24 November 2011

Laundry Haitian Style

Last week the washing machine flooded the laundry room and kitchen… 
So again I found myself standing in the kitchen using old towels to sop up the excess water and ring it out in the sink. I wasn't really upset, just a little annoyed and slightly bemused at the ridiculousness of life at the moment. 

I stood there struggling to ring out the heavy soaked towels. It was taking a long time and I was getting impatient. And then I had a thought: 

I couldn't help but smile.  
Struggling to ring out the towel snapped me back to a blistering hot day in Haiti, bent over a plastic bin, "helping" Ruth with her laundry. 

Ruth is another story of her own. I met her in a tent community a couple of months after the earthquake. A young Haitian woman, 22 back then, who knew the Truth but had been so hardened by life in the "nation of NGOs" that it hadn't penetrated her heart. She was one of the few in that community who spoke very good French, and so we could talk without needing a translator. She was selfish and shockingly bitter and cared only about what I could do for her financially. Ruth had shelter, clothes, and food. It was a meager life, to be sure, but basic needs were met. What she wanted was money. Money to go "follow her dreams" as she put it. "Everyone here is either a child and still young, or an adult and already set in their life. I should be the one who gets to leave. I shouldn't be stuck here. I have to look out for me." I told her I had no money to give her, that we were only here to share the love of Jesus and hopefully meet some basic needs for the community as a whole. She glared at me through squinted eyes, pursed her lips and snapped, 

"Alors, tu ne m'aimes pas!" 

 The one benefit of using translatosr was that beyond translating, they also served as mediators and diplomats. I understood enough Creole to know when they were "rephrasing" something that had been said. It's not that they lied, but they would convey the general sentiment of the statement instead of the exact words. For example: "He is upset." Instead of repeating the string of slurs and hurtful comments. And then they would rebuke their own people for their attitudes and language without ever telling the Americans what had really been said. 
The problem was I didn't need a translator. I understood Ruth fine. I just wished someone could have softened the blow when she said: 

"So, you don't love me!"

Her words wounded me profoundly. I DID love her. But how do you show real love to someone whose idea of "love" has been so warped? That afternoon I felt defeated. And I cried. Cried for the devastation of Haiti, for the loss of life, for the bitterness and entitlement that had gripped so many people, but mostly for Ruth: a sad girl who claimed to know Jesus but was missing out on His love. 

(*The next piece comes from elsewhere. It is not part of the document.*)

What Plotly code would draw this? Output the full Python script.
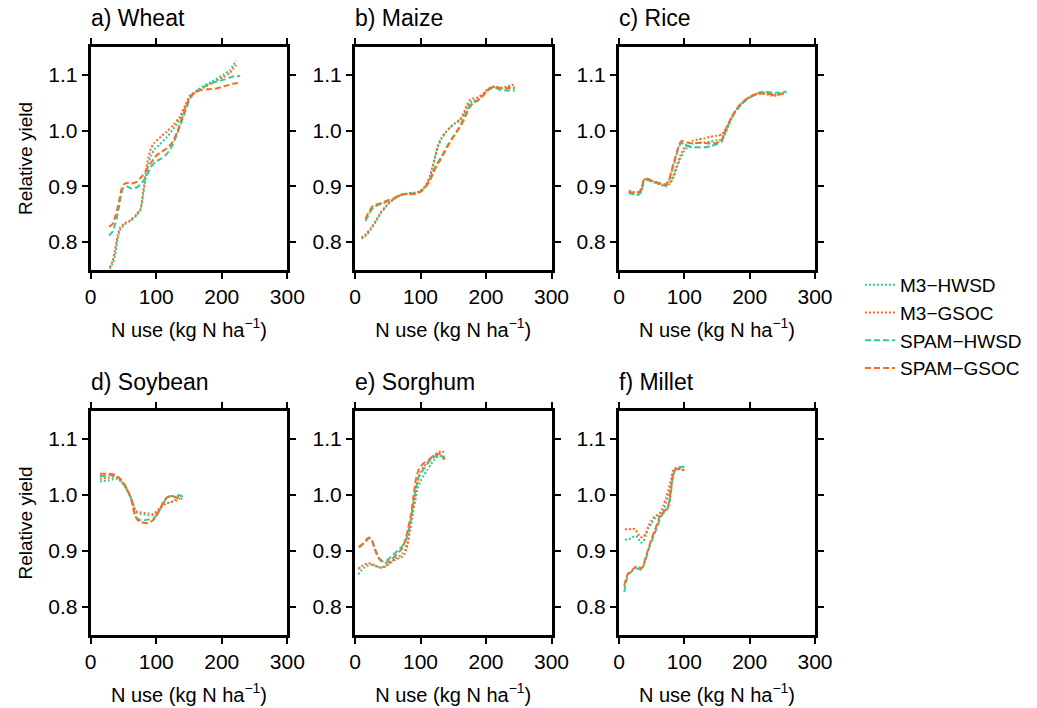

I was burdened that evening and next morning. How could I do it? I didn't have the strength, or the wisdom to know how to reach Ruth. And then God reminded me:

 "MY strength, Lyndsey. MY wisdom, Lyndsey. 
MY love, Lyndsey." 

For someone who really likes to be competent and able to handle anything, it's always humbling when God reminds me that that's not true. There was nothing I could do to change Ruth's heart. It wasn't my responsibility. I was just supposed to love on her and share Jesus. And it was a freeing realization. 
So we went back to the tent community, determined to find a way to show that we were serious about loving them without feeding the serious issue of dependency. It wasn't long before Ruth disappeared for a while. She came back carrying a bucket of clothes. The conversation went something like this:

Me: "Can I help you with your laundry?"
Ruth: "The laundry?"
Me: "Yes."
Ruth: "You want to help with the laundry?"
Me: "Yes, if you don't mind."
Ruth (very confused look on her face): "...Why?"

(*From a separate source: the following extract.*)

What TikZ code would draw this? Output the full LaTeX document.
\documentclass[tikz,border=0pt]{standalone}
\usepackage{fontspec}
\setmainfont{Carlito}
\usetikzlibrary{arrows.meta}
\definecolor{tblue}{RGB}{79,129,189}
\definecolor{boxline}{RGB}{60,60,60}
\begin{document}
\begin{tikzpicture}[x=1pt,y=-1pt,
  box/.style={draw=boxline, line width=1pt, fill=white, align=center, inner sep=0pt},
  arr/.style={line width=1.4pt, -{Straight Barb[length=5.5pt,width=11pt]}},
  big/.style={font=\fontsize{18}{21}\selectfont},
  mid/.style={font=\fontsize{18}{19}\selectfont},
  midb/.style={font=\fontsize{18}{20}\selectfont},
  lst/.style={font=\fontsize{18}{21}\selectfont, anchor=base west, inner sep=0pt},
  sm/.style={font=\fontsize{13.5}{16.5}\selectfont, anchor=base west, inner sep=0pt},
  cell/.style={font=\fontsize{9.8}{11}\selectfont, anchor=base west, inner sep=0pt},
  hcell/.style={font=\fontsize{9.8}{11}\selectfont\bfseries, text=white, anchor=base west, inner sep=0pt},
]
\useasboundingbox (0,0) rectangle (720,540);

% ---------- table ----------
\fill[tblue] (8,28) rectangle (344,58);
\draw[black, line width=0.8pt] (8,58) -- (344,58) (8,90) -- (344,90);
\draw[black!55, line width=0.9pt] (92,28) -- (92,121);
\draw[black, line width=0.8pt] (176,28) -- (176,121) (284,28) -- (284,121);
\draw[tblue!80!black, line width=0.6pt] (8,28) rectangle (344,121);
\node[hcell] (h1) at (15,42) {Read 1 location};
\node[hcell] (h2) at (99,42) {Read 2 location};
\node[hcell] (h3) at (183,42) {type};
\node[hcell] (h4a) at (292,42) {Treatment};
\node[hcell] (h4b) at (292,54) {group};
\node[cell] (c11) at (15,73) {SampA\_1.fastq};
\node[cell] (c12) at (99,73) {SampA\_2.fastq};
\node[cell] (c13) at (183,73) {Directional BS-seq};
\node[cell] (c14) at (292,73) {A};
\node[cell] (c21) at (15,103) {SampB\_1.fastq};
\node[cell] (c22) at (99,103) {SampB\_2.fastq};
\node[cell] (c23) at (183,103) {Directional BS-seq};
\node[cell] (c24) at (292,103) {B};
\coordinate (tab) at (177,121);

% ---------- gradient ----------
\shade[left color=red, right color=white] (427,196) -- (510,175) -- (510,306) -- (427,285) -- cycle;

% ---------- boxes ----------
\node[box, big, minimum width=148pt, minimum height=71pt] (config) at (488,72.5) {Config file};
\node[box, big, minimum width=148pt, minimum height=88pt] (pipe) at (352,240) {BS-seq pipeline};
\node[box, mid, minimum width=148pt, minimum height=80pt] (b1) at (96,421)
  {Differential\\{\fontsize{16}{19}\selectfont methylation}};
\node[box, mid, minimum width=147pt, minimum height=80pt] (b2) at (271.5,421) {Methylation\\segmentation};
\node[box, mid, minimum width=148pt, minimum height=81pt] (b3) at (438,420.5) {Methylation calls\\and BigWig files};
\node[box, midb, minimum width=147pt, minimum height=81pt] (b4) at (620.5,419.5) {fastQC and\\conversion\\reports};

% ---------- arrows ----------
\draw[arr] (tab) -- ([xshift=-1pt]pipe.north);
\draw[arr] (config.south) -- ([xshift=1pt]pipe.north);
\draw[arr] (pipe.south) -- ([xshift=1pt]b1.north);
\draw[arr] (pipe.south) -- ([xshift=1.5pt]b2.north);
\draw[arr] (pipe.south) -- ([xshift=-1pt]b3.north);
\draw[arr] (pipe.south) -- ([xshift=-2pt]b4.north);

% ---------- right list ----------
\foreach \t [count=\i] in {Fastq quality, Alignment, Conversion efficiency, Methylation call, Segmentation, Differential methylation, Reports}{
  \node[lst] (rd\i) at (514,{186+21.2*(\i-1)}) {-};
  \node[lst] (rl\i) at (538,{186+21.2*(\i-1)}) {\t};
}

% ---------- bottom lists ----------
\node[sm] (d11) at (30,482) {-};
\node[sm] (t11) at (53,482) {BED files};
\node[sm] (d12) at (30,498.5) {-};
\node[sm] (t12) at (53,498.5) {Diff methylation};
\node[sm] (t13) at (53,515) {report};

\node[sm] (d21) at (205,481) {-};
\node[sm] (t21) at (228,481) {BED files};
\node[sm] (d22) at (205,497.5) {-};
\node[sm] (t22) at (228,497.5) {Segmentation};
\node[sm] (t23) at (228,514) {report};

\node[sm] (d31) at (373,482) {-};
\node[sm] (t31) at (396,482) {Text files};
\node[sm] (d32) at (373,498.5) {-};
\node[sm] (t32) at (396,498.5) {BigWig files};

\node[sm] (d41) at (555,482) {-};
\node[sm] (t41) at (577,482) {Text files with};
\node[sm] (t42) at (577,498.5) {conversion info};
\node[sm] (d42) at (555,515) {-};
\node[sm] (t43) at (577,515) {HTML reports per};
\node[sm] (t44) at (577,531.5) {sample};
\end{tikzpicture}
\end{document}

It was a fair question. I told her I loved her and I wanted to help. She agreed. And so she began the process of doing laundry Haitian style and giving me instructions. We got water from the well, she got her soap, and crouched down around two bins, one for washing one for rinsing. She handed me a shirt, took one herself, and we set to work washing. I dabbed some soap and started scrubbing...for about 10 seconds. Suddenly she stopped, raised one eyebrow and asked me what in the world I was doing. 
"I'm washing this shirt," I said. 
"No, no, no," she said, shaking her head. "That's not right... Like THIS!" She unfolded the shirt she was washing and regripped it so I could see just how she was holding it. I mimicked her motions and started scrubbing again. She watched for a brief moment before shaking her head and grabbing the shirt from my hands. 
"No, no. Not like that, Lyndsey. You're not doing it right." She took my hands and guided them to hold the shirt like she did and told me to try again. Again, my scrubbing was deemed unsatisfactory. But as she corrected me with an  exasperated headshake, I could see her starting to smile.

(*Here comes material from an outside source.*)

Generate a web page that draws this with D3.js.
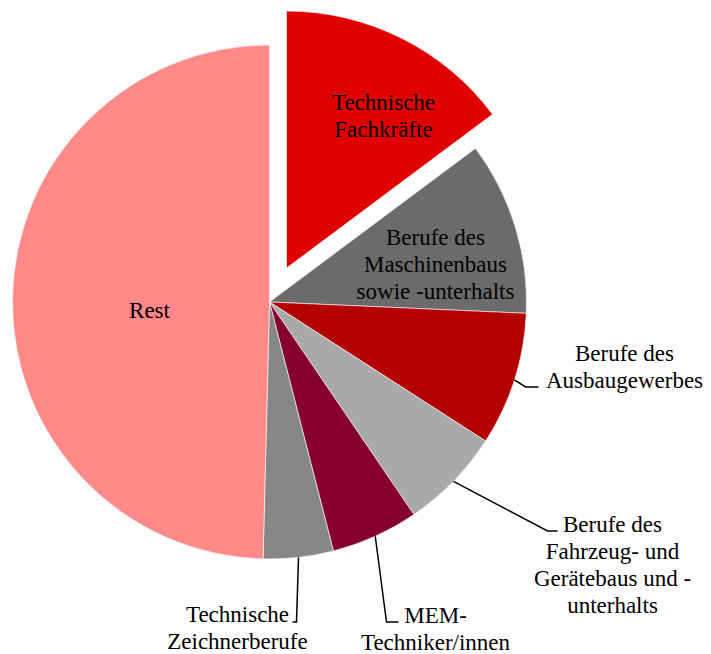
<!DOCTYPE html>
<meta charset="utf-8">
<style>
body { margin: 0; background: #fff; }
svg text { font-family: "Liberation Serif", "Times New Roman", serif; font-size: 23px; fill: #000; }
.leaders path { fill: none; stroke: #000; stroke-width: 1.5px; }
</style>
<svg width="711" height="654"></svg>
<script src="https://d3js.org/d3.v7.min.js"></script>
<script>
// shares in percent, clockwise from 12 o'clock
var categories = ["Technische Fachkräfte", "Berufe des Maschinenbaus sowie -unterhalts",
  "Berufe des Ausbaugewerbes", "Berufe des Fahrzeug- und Gerätebaus und -unterhalts",
  "MEM-Techniker/innen", "Technische Zeichnerberufe", "Rest"];
var values = [14.8, 10.9, 8.4, 6.4, 5.5, 4.4, 49.6];
var labelLines = [
  ["Technische", "Fachkräfte"],
  ["Berufe des", "Maschinenbaus", "sowie -unterhalts"],
  ["Berufe des", "Ausbaugewerbes"],
  ["Berufe des", "Fahrzeug- und", "Gerätebaus und -", "unterhalts"],
  ["MEM-", "Techniker/innen"],
  ["Technische", "Zeichnerberufe"],
  ["Rest"]
];
var colors = ["#e00000", "#6b6b6b", "#b30000", "#a9a9a9", "#86002e", "#878787", "#ff8888"];

var svg = d3.select("svg"),
    cx = 269.5, cy = 302, radius = 257, explode = 38, lineH = 27;

// label layout relative to pie centre: x = centre of text block, y = first baseline,
// elbow/end = leader bend points (outside labels only)
var layout = [
  {x: 114, y: -192},
  {x: 166, y: -57},
  {x: 355, y: 59, elbow: [256, 85], end: [269, 85]},
  {x: 343, y: 230, elbow: [278, 229], end: [288, 229]},
  {x: 166, y: 321, elbow: [117, 320], end: [129, 320]},
  {x: -32, y: 320, elbow: [27, 320], end: [23, 320]},
  {x: -120, y: 16}
];

var pie = d3.pie().sort(null).value(function(d) { return d; });
var arcs = pie(values);
var arc = d3.arc().innerRadius(0).outerRadius(radius);

var g = svg.append("g").attr("transform", "translate(" + cx + "," + cy + ")");

function mid(d) { return (d.startAngle + d.endAngle) / 2; }
function offset(d, i) {
  var k = i === 0 ? explode : 0, a = mid(d);
  return [Math.sin(a) * k, -Math.cos(a) * k];
}

g.append("g").selectAll("path")
  .data(arcs)
  .enter().append("path")
    .attr("d", arc)
    .attr("fill", function(d, i) { return colors[i]; })
    .attr("stroke", "#fff")
    .attr("stroke-width", 0.6)
    .attr("transform", function(d, i) { return "translate(" + offset(d, i) + ")"; });

var line = d3.line();
g.append("g").attr("class", "leaders").selectAll("path")
  .data(arcs.filter(function(d, i) { return layout[i].elbow; }))
  .enter().append("path")
    .attr("d", function(d) {
      var L = layout[d.index], a = mid(d);
      var start = [Math.sin(a) * radius, -Math.cos(a) * radius];
      return line([start, L.elbow, L.end]);
    });

var labels = g.append("g").selectAll("text")
  .data(arcs)
  .enter().append("text")
    .attr("text-anchor", "middle");

labels.selectAll("tspan")
  .data(function(d, i) {
    return labelLines[i].map(function(t, j) { return {t: t, j: j, L: layout[i]}; });
  })
  .enter().append("tspan")
    .attr("x", function(e) { return e.L.x; })
    .attr("y", function(e) { return e.L.y + e.j * lineH; })
    .text(function(e) { return e.t; });
</script>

 We were sitting in a public area by the well, and by this point a small group of women had gathered around to watch the American wash clothes like a Haitian. And apparently, it was quite the show. Every time I set to work, doing what looked to me to be identical to what Ruth did, they would all start giggling. Ruth would stop and show me for the umpteenth time the "right" way to wash the shirt, I would try again, fail, and the group would burst into laughter. I listened to the group of women talking about me amongst themselves. 

"What's going on?"
"The American is washing clothes!"
"Really? Why?"
"I don't know. But she doesn't know what she's doing!"
"What?! She doesn't know how to wash clothes?!"
"NO! She's doing it all wrong. HAHAHA!"
"How can she not know how to wash clothes!?"
"In America they don't wash clothes. They have MACHINES that do it."

The group was steadily growing and my friend Tiffany had joined in for laundry lesson. Bored bystanders were excited to see the white girls fail at a simple task, and all of my actions elicited raucous laughter. The thing was, I was really trying! I did everything just as Ruth demonstrated but I never could perfectly replicate the powerful consistent motions she used to quickly scrub her clothes. One man leaned down and said, "You've never washed clothes by hand before, have you." Somewhat indignant that he thought Americans never got their hands dirty I assured him I had washed clothes by hand many a time. "Well did you actually get them clean?!" I confirmed that I had. "No you didn't! Not if you washed them like that!" he said, chuckling as he wandered off. 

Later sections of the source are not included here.